La question que pose l’arbitrage entre un recours à la photographie ou à la carte pour l’illustration des enjeux renvoie, on s’en doute, aux propriétés maintes fois détaillées des deux objets graphiques (niveau d’abstraction, perspective, etc.), et, dans le cadre disciplinaire de la Géographie, aux études comparant la carte et le « paysage ».
Si l’on a bien compris que les deux éléments qui discriminent ces deux médias sont d’une part la position du point de vue par rapport au sujet — vision horizontale ou oblique contre vision zénithale —, et d’autre part le niveau d’abstraction opposant la « capture » photographique à la construction cartographique, cette distinction finalement assez technologique mérite d’être complétée par d’autres aspects, exprimés en termes de propriétés communicationnelles.
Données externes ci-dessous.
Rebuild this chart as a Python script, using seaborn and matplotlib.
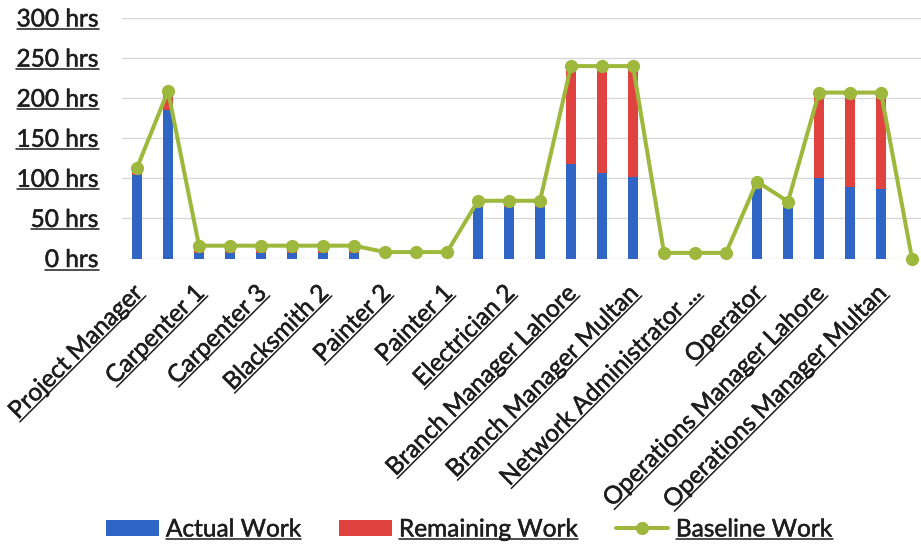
import numpy as np
import pandas as pd
import matplotlib
matplotlib.use("Agg")
import matplotlib.pyplot as plt
import matplotlib.transforms as mtransforms
import matplotlib.patheffects as pe
from matplotlib.lines import Line2D
from matplotlib.patches import Patch
import seaborn as sns

# Resources (every other name is printed on the axis)
roles = [
    "Project Manager", "Site Engineer", "Carpenter 1", "Carpenter 2",
    "Carpenter 3", "Blacksmith 1", "Blacksmith 2", "Blacksmith 3",
    "Painter 2", "Painter 3", "Painter 1", "Electrician 1",
    "Electrician 2", "Electrician 3", "Branch Manager Lahore",
    "Branch Manager Karachi", "Branch Manager Multan",
    "Network Administrator Lahore", "Network Administrator ...",
    "Network Administrator Karachi", "Operator", "Operator Assistant",
    "Operations Manager Lahore", "Operations Manager Karachi",
    "Operations Manager Multan", "Consultant",
]
actual_work = [104, 185, 7, 7, 7, 7, 7, 7, 0, 0, 0, 64, 64, 64,
               118, 107, 102, 0, 0, 0, 87, 63, 100, 89, 87, 0]
remaining_work = [9, 24, 9, 9, 9, 9, 9, 9, 0, 0, 0, 8, 8, 8,
                  122, 133, 138, 0, 0, 0, 8, 8, 107, 119, 121, 0]
baseline_work = [113, 209, 16, 16, 16, 16, 16, 16, 8, 8, 8, 72, 72, 72,
                 240, 240, 240, 7, 7, 7, 96, 71, 207, 207, 207, 0]
hour_ticks = [0, 50, 100, 150, 200, 250, 300]
hour_labels = [f"{h} hrs" for h in hour_ticks]

BLUE = "#2F66C6"
RED = "#E0433F"
GREEN = "#9DB83C"
INK = "#1e1e1e"
FS = 17.6
BOLDEN = [pe.withStroke(linewidth=0.35, foreground=INK)]

sns.set_style("white")
plt.rcParams["font.family"] = ["Lato", "DejaVu Sans"]
plt.rcParams["font.size"] = FS
plt.rcParams["text.color"] = INK

df = pd.DataFrame({
    "role": roles,
    "actual": actual_work,
    "total": np.add(actual_work, remaining_work),
    "baseline": baseline_work,
    "pos": np.arange(len(roles)),
})

fig = plt.figure(figsize=(9.21, 5.47), dpi=100)
ax = fig.add_axes([121.5 / 921, (547 - 258.5) / 547, 806 / 921, 240.5 / 547])

# Stacked bars: full height in red, actual part in blue on top of it
sns.barplot(data=df, x="role", y="total", order=roles, color=RED,
            width=0.3, saturation=1, linewidth=0, ax=ax)
sns.barplot(data=df, x="role", y="actual", order=roles, color=BLUE,
            width=0.3, saturation=1, linewidth=0, ax=ax)
sns.lineplot(data=df, x="pos", y="baseline", color=GREEN, lw=2.9,
             marker="o", markersize=9.5, markeredgewidth=0,
             markeredgecolor=GREEN, clip_on=False, zorder=4, ax=ax)

ax.set_xlim(-0.5, len(roles) - 0.5)
ax.set_ylim(0, 300)
ax.set_yticks(hour_ticks, hour_labels)
ax.set_xticks(np.arange(0, len(roles), 2), roles[::2])
ax.set_xlabel("")
ax.set_ylabel("")
ax.yaxis.grid(True, color="#d6d6d6", lw=0.9)
ax.xaxis.grid(False)
ax.set_axisbelow(True)
for s in ax.spines.values():
    s.set_visible(False)
ax.tick_params(axis="y", length=0, pad=16.5, labelsize=FS, labelcolor=INK)
ax.tick_params(axis="x", length=0, pad=17, labelsize=FS, labelcolor=INK)

shift = mtransforms.ScaledTranslation(-0.05, 0, fig.dpi_scale_trans)
for lbl in ax.get_xticklabels():
    lbl.set_rotation(45)
    lbl.set_rotation_mode("anchor")
    lbl.set_ha("right")
    lbl.set_va("top")
    lbl.set_transform(lbl.get_transform() + shift)
    lbl.set_path_effects(BOLDEN)
for lbl in ax.get_yticklabels():
    lbl.set_path_effects(BOLDEN)

handles = [
    Patch(facecolor=BLUE, edgecolor="none"),
    Patch(facecolor=RED, edgecolor="none"),
    Line2D([], [], color=GREEN, lw=2.9, marker="o", markersize=9.5,
           markeredgewidth=0),
]
leg = fig.legend(handles, ["Actual Work", "Remaining Work", "Baseline Work"],
                 loc="center left", bbox_to_anchor=(106 / 921, 1 - 530 / 547),
                 ncol=3, frameon=False, fontsize=FS, handlelength=2.15,
                 handleheight=0.6, handletextpad=0.3, columnspacing=1.55,
                 borderpad=0, borderaxespad=0, numpoints=1)
for t in leg.get_texts():
    t.set_path_effects(BOLDEN)

# Underline every label
fig.canvas.draw()
renderer = fig.canvas.get_renderer()
GAP = 2.5


def metrics(t):
    prop = t.get_fontproperties()
    w, h, d = renderer.get_text_width_height_descent(t.get_text(), prop, ismath=False)
    _, lh, ld = renderer.get_text_width_height_descent("lp", prop, ismath=False)
    return w, max(h, lh), max(d, ld)


def underline_flat(t):
    if not t.get_text() or not t.get_visible():
        return
    _, _, d = metrics(t)
    bb = t.get_window_extent(renderer)
    y = bb.y0 + d - GAP
    fig.add_artist(Line2D([bb.x0, bb.x1], [y, y], color=INK, lw=1.1,
                          transform=mtransforms.IdentityTransform()))


def underline_rotated(t):
    if not t.get_text() or not t.get_visible():
        return
    w, h, d = metrics(t)
    ax0, ay0 = t.get_transform().transform(t.get_position())
    th = np.deg2rad(t.get_rotation())
    c, s = np.cos(th), np.sin(th)
    yy = -(h - d) - GAP
    pts = [(-w, yy), (0, yy)]
    xs = [ax0 + px * c - py * s for px, py in pts]
    ys = [ay0 + px * s + py * c for px, py in pts]
    fig.add_artist(Line2D(xs, ys, color=INK, lw=1.1,
                          transform=mtransforms.IdentityTransform()))


for t in ax.get_yticklabels():
    underline_flat(t)
for t in leg.get_texts():
    underline_flat(t)
for t in ax.get_xticklabels():
    underline_rotated(t)

fig.savefig("out.png", dpi=100)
Dans le cas qui nous intéresse ici, chacun des enjeux aurait pu être présenté par la photo et/ou par la carte. Les choix opérés par les auteurs révèlent alors l’orientation des questions posées. S’agit-il de rendre immédiatement sensible le sujet abordé, et l’on présente des bâtiments contemporains identifiant l’architecture contemporaine, ce qui pose au passage la question du choix du bâtiment représenté. S’agit-il au contraire de donner une vision globale, abstraite et spatialisée d’un phénomène ou d’un projet, et le recours à la carte s’impose, pour faire état de l’ampleur du parc de logement social projeté ou des grandes opérations d’urbanisme en cours.
S’il est difficile de tirer de cet unique exemple des conclusions générales, remarquons au moins que la carte y est associée à la notion de projet, et que la notion de projet est elle-même associée à l’occupation surfacique de l’espace : Une bonne carte est une carte visiblement pleine de virtualités urbaines. À l’inverse, la photographie semble associée à l’existant, aux réalisations (comme le montre la photo de nouveaux couloirs d’autobus), ce qui certes est structurellement contraint par l’existence nécessaire du sujet de la photo, sans oublier, par ailleurs, ni la valeur d’exemplarité de ce sujet — car on peut se contenter de ne montrer qu’un exemple avant-gardiste et représentatif d’un projet —, ni, en matière d’architecture et d’urbanisme, les possibilités de montage photographique et d’image de synthèse.
Que peut la carte ? Quel est ou quel peut être son rôle dans le processus de décision démocratique ? Cette courte analyse renvoie à des pistes de réflexion dont l’intérêt est de poser la question de la spécifié de la carte en termes techniques au sens fort du terme, c’est-à-dire non uniquement comme le savoir pratique du cartographe, mais comme la « médiation, idéelle et matérielle, entre la connaissance et l’action, rendue possible par cette connaissance » (Jacques Lévy dans le Dictionnaire de la géographie et de l’espace des sociétés, 2003). La question est celle de ce que peut faire la société de la carte plutôt que ce que la carte peut faire à la société.